Do you know that 75% of people you interact with communicate in different ways than you do?
Knowing how to recognize the basic communication styles and differences will allow you to use your other leadership tools and skills more efficiently and effectively.
The two communication styles we want to point out are: Assertiveness and Responsiveness
To identify assertiveness, people are either more “tell oriented”, meaning they may talk louder, are faster paced. They have more opinions, are faster to make decisions, and have more eye contact. Or they are more “ask oriented”, meaning they are slower paced, softer spoken, slower to make decisions and have less eye contact.

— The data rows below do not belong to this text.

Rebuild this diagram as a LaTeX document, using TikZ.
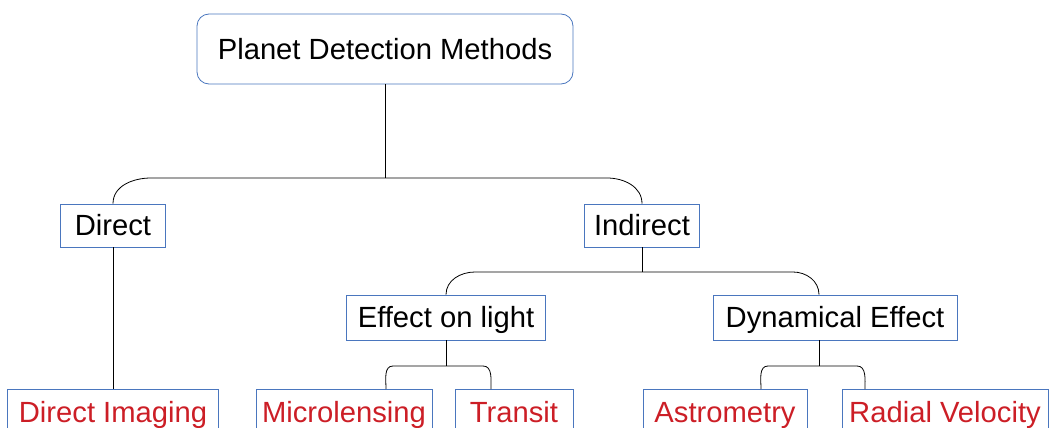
\documentclass[tikz,border=0pt]{standalone}
\usepackage{fontspec}
\setmainfont{Liberation Sans}
\usetikzlibrary{arrows}
\definecolor{boxblue}{RGB}{74,118,190}
\definecolor{methodred}{RGB}{204,30,38}

\begin{document}
\begin{tikzpicture}[x=1pt,y=1pt]
\tikzset{box/.style = {shape=rectangle,draw=boxblue,line width=0.8pt,inner xsep=0pt,inner ysep=0pt,text height=20.8pt,text depth=0pt,font=\fontsize{29.2}{35}\selectfont}}
\tikzset{method/.style = {box,text=methodred,anchor=north,minimum height=45pt}}
\tikzset{edge/.style = {draw=black,line width=0.8pt}}
\useasboundingbox (0,0) rectangle (1049,-428);
\clip (0,0) rectangle (1049,-428);
% nodes
\node[box,rounded corners=12pt,minimum width=376pt,minimum height=70pt] (root) at (385,-49) {Planet Detection Methods};
\node[box,minimum width=105pt,minimum height=43pt] (direct) at (113,-225.5) {Direct};
\node[box,minimum width=115pt,minimum height=43pt] (indirect) at (642,-225.5) {Indirect};
\node[box,minimum width=199pt,minimum height=45pt] (eol) at (446,-317.5) {Effect on light};
\node[box,minimum width=244pt,minimum height=45pt] (dyn) at (835,-317.5) {Dynamical Effect};
\node[method,minimum width=211pt] (dimg) at (113,-389) {Direct Imaging};
\node[method,minimum width=176pt] (mic) at (344,-389) {Microlensing};
\node[method,minimum width=118pt] (tra) at (514,-389) {Transit};
\node[method,minimum width=164pt] (ast) at (725,-389) {Astrometry};
\node[method,minimum width=206pt] (rad) at (945,-389) {Radial Velocity};
% junctions
\coordinate (j1) at (385,-178);
\coordinate (j1l) at (151,-178);
\coordinate (j1r) at (607,-178);
\coordinate (j2) at (642,-272);
\coordinate (j2l) at (475,-272);
\coordinate (j2r) at (793,-272);
\coordinate (j3) at (446,-366);
\coordinate (j3l) at (393,-366);
\coordinate (j3r) at (483,-366);
\coordinate (j4) at (819,-366);
\coordinate (j4l) at (768,-366);
\coordinate (j4r) at (857,-366);
%edges
\draw[edge] (root) -- (j1);
\draw[edge] (direct.north) to[out=90,in=180] (j1l) -- (j1r) to[out=0,in=90] (indirect.north);
\draw[edge] (direct) -- (dimg);
\draw[edge] (indirect) -- (j2);
\draw[edge] (eol.north) to[out=90,in=180] (j2l) -- (j2r) to[out=0,in=90] ([xshift=-16pt]dyn.north);
\draw[edge] (eol) -- (j3);
\draw[edge] ([xshift=42pt]mic.north) to[out=90,in=180] (j3l) -- (j3r) to[out=0,in=90] ([xshift=-23pt]tra.north);
\draw[edge] ([xshift=-16pt]dyn.south) -- (j4);
\draw[edge] ([xshift=36pt]ast.north) to[out=90,in=180] (j4l) -- (j4r) to[out=0,in=90] ([xshift=-80pt]rad.north);
\end{tikzpicture}
\end{document}
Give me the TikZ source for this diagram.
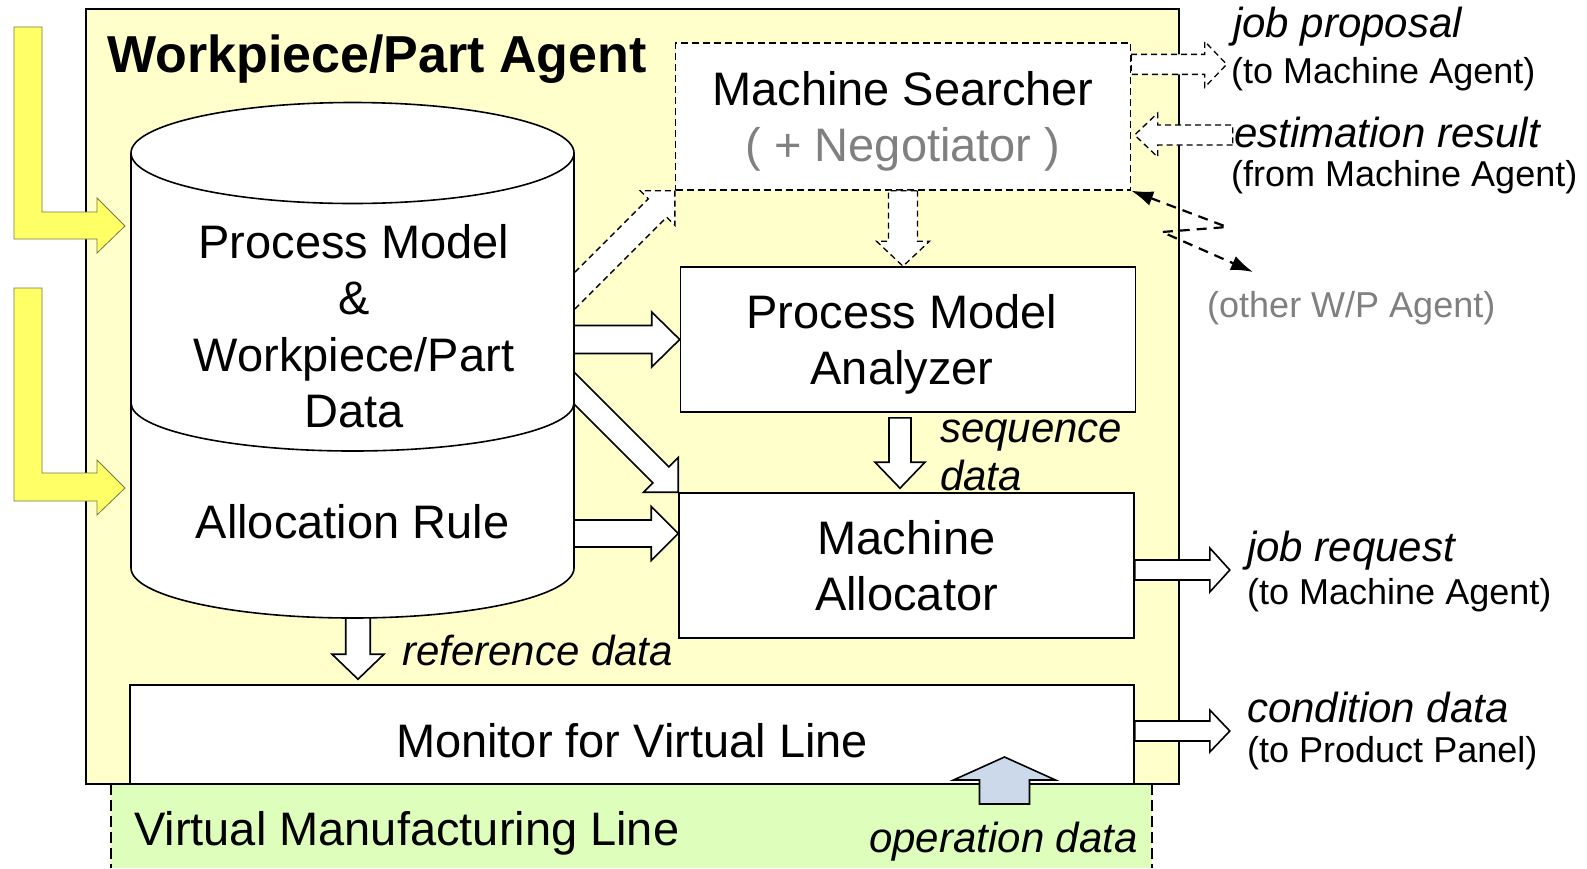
\documentclass[tikz,border=0pt]{standalone}
\usepackage{fontspec}
\setmainfont{Liberation Sans}
\usetikzlibrary{calc,arrows.meta}
\definecolor{agentyellow}{RGB}{255,255,204}
\definecolor{linegreen}{RGB}{221,255,187}
\definecolor{inyellow}{RGB}{255,255,102}
\definecolor{inedge}{RGB}{120,120,70}
\definecolor{opblue}{RGB}{204,217,234}
\tikzset{
	bshaft/.store in=\bshaft, bhead/.store in=\bhead, bheadlen/.store in=\bheadlen,
	bshaft=12pt, bhead=26pt, bheadlen=25pt,
	blk/.style={draw, fill=white, line width=1.6pt},
	blkdash/.style={blk, dash pattern=on 6pt off 4pt, line width=1.3pt},
	box/.style={draw, fill=white, line width=1.6pt, align=center, text depth=0pt, inner sep=0pt, font=\fontsize{47}{56.4}\selectfont},
	lbl/.style={inner sep=0pt, anchor=base west, font=\fontsize{42}{48}\selectfont\itshape},
	note/.style={inner sep=0pt, anchor=base west, font=\fontsize{36}{43}\selectfont},
	inarrow/.style={fill=inyellow, draw=inedge, line width=0.8pt},
}
% fat outlined arrow from #2 to #3
\newcommand{\blockarrow}[3][]{%
	\draw[blk,#1] let \p1=(#2), \p2=(#3), \p3=($(#3)!\bheadlen!(#2)$) in
		($(\p1)!\bshaft!90:(\p2)$) -- ($(\p3)!\bshaft!90:(\p2)$) -- ($(\p3)!\bhead!90:(\p2)$) -- (\p2)
		-- ($(\p3)!\bhead!-90:(\p2)$) -- ($(\p3)!\bshaft!-90:(\p2)$) -- ($(\p1)!\bshaft!-90:(\p2)$) -- cycle;}
\begin{document}
\begin{tikzpicture}[x = 1pt, y = -1pt]
	\useasboundingbox (0,0) rectangle (1587,868);
	\fill[linegreen] (111,784) rectangle (1152,868); %virtual line
	\draw[dash pattern=on 11pt off 5pt, line width=1.2pt] (111,784) -- (111,868) (1152,784) -- (1152,868);
	\draw[fill=agentyellow, line width=2.4pt] (86,9) rectangle (1179,784); %agent frame
	\node[anchor=base west, inner sep=0pt, font=\fontsize{52}{62}\selectfont\bfseries] (title) at (107,72) {Workpiece/Part Agent};
	\draw[inarrow] (14,27) -- (42,27) -- (42,212) -- (97,212) -- (97,198) -- (125,226) -- (97,253) -- (97,239) -- (14,239) -- cycle; %inputs
	\draw[inarrow] (14,288) -- (42,288) -- (42,473) -- (97,473) -- (97,460) -- (125,488) -- (97,515) -- (97,501) -- (14,501) -- cycle;

	\node[box, dash pattern=on 7pt off 4pt, line width=1.3pt, minimum width=455pt, minimum height=147pt] (ms) at (903,116.5) {Machine Searcher\\\textcolor{gray}{( + Negotiator )}};
	\node[box, minimum width=455pt, minimum height=145pt] (pma) at (908,339.5) {Process Model\hspace*{12pt}\\Analyzer\hspace*{12pt}};
	\node[box, minimum width=455pt, minimum height=145pt] (ma) at (906.5,565.5) {Machine\\Allocator};
	\node[box, minimum width=1004pt, minimum height=99pt, text height=45pt] (mon) at (632,734.5) {Monitor for Virtual Line};

	\node[lbl] (jobprop) at (1233,37) {job proposal};
	\node[note] (toma) at (1231,83) {(to Machine Agent)};
	\node[lbl] (estres) at (1234,147) {estimation result};
	\node[note] (fromma) at (1231,186) {(from Machine Agent)};
	\node[note, text=gray] (otherwp) at (1207,317) {(other W/P Agent)};
	\node[lbl, anchor=north west, align=left] (seqdata) at (940,420) {sequence\\data};
	\node[lbl] (refdata) at (402,665) {reference data};
	\node[lbl] (jobreq) at (1247,561) {job request};
	\node[note] (tomb) at (1247,604) {(to Machine Agent)};
	\node[lbl] (conddata) at (1247,722) {condition data};
	\node[note] (topp) at (1247,762) {(to Product Panel)};
	\node[lbl, anchor=base east] (opdata) at (1138,852) {operation data};
	\node[anchor=base west, inner sep=0pt, font=\fontsize{47}{56.4}\selectfont] (vml) at (134,845) {Virtual Manufacturing Line};

	\coordinate (cylR) at (574,341);
	\coordinate (maIn) at ($(ma.west)+(0,-32)$);
	\coordinate (diagA) at ($(ma.north west)+(-115,-115)$);
	\coordinate (msIn) at ($(ms.south west)+(-112,112)$);
	\coordinate (seqA) at ($(pma.south)+(-8,5)$);
	\coordinate (seqB) at ($(seqA |- ma.north)+(0,-4)$);
	\coordinate (refA) at (358,600);
	\coordinate (refB) at ($(refA |- mon.north)+(0,-5)$);
	\coordinate (jrA) at ($(ma.east)+(0,4.5)$);
	\coordinate (jrB) at ($(jrA)+(95,0)$);
	\coordinate (cdA) at ($(mon.east)+(0,-3.5)$);
	\coordinate (cdB) at ($(cdA)+(95,0)$);
	\coordinate (jpA) at ($(ms.north east)+(0,22)$);
	\coordinate (jpB) at ($(jpA)+(95.5,0)$);
	\coordinate (erB) at ($(ms.east)+(3.5,18.5)$);
	\coordinate (erA) at ($(erB)+(98,0)$);
	\coordinate (opA) at (1004.5,804);
	\coordinate (opB) at (1004.5,757);
	\coordinate (wpEnd) at (1253,272);

	\blockarrow[bshaft=14pt, bhead=27.5pt, bheadlen=28pt]{pma.west -| cylR}{pma.west};
	\blockarrow[bshaft=13.5pt, bhead=27pt, bheadlen=27pt]{maIn -| cylR}{maIn};
	\blockarrow[bshaft=11.3pt, bhead=24.5pt, bheadlen=24.5pt]{diagA}{ma.north west};
	\blockarrow[blkdash, bshaft=13pt, bhead=24.5pt, bheadlen=24.5pt]{msIn}{ms.south west};
	\blockarrow[blkdash, bshaft=14.5pt, bhead=26.5pt, bheadlen=25pt]{ms.south}{ms.south |- pma.north};
	\blockarrow[bshaft=11pt, bhead=25pt, bheadlen=26pt]{seqA}{seqB};
	\blockarrow[bshaft=12.25pt, bhead=26pt, bheadlen=25pt]{refA}{refB};
	\blockarrow[bshaft=10pt, bhead=22pt, bheadlen=20pt]{jrA}{jrB};
	\blockarrow[bshaft=10pt, bhead=21pt, bheadlen=20pt]{cdA}{cdB};
	\blockarrow[blkdash, bshaft=10pt, bhead=23pt, bheadlen=22pt]{jpA}{jpB};
	\blockarrow[blkdash, bshaft=10pt, bhead=22pt, bheadlen=23pt]{erA}{erB};
	\blockarrow[fill=opblue, bshaft=25pt, bhead=51pt, bheadlen=23pt]{opA}{opB};
	\draw[dash pattern=on 10pt off 7pt, line width=2.2pt, {Latex[length=22pt,width=15pt]}-{Latex[length=22pt,width=15pt]}] (ms.south east) -- (1227,227) -- (1162,232) -- (wpEnd); %to other agents

	% data drum
	\fill[white] (131,153) -- (131,568) arc[start angle=180, end angle=360, x radius=221.5pt, y radius=50pt] -- (574,153) -- cycle;
	\draw[line width=1.6pt] (131,153) -- (131,568) arc[start angle=180, end angle=360, x radius=221.5pt, y radius=50pt] -- (574,153);
	\draw[line width=1.6pt] (131,403) arc[start angle=180, end angle=360, x radius=221.5pt, y radius=48pt];
	\draw[fill=white, line width=1.6pt] (352.5,153) ellipse[x radius=221.5pt, y radius=50.5pt];
	\node[box, draw=none, fill=none] (pmdata) at (354,326) {Process Model\\\&\\Workpiece/Part\\Data};
	\node[box, draw=none, fill=none] (alloc) at (352.5,521) {Allocation Rule};
\end{tikzpicture}
\end{document}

To identify responsiveness, people are either more “controlled”, meaning they are more fact and task oriented, less expression and more monotone. Or they are more “emotive”, meaning they are more feeling and people oriented. They use more gestures, have more inflection, and are more varied pace.
It’s important to remember that one style is not better, or stronger than another. Each of them will have their own individual strengths and areas of opportunity. (We’ve talk more about that in a later post!)
Now, make a list of 5 people that you work with regularly and ask yourself:
Is this person more of an “ask” person, or a “tell” person?
Are they more “emotive” and “people oriented”, or are they more “controlled” and “task oriented”?
One glaring way to see this is in how others start an interaction with you. Do they begin by talking about your day, weekend or evening and how things are going? Or do they get right down to business, and then maybe after business has been completed, they might ask about your day and how things are going?
First, understand your style, how you communicate, and how you like to be communicated with. Then, create a better understanding of how other styles communicate and how they like to be communicated with. This opens up a whole new opportunity to improve communication and relationships in the workplace.
Remember, 75% of people you interact with communicate in different ways than you do. Learning how to flex allows the other person to feel more comfortable and will be more open and appreciative of your approach.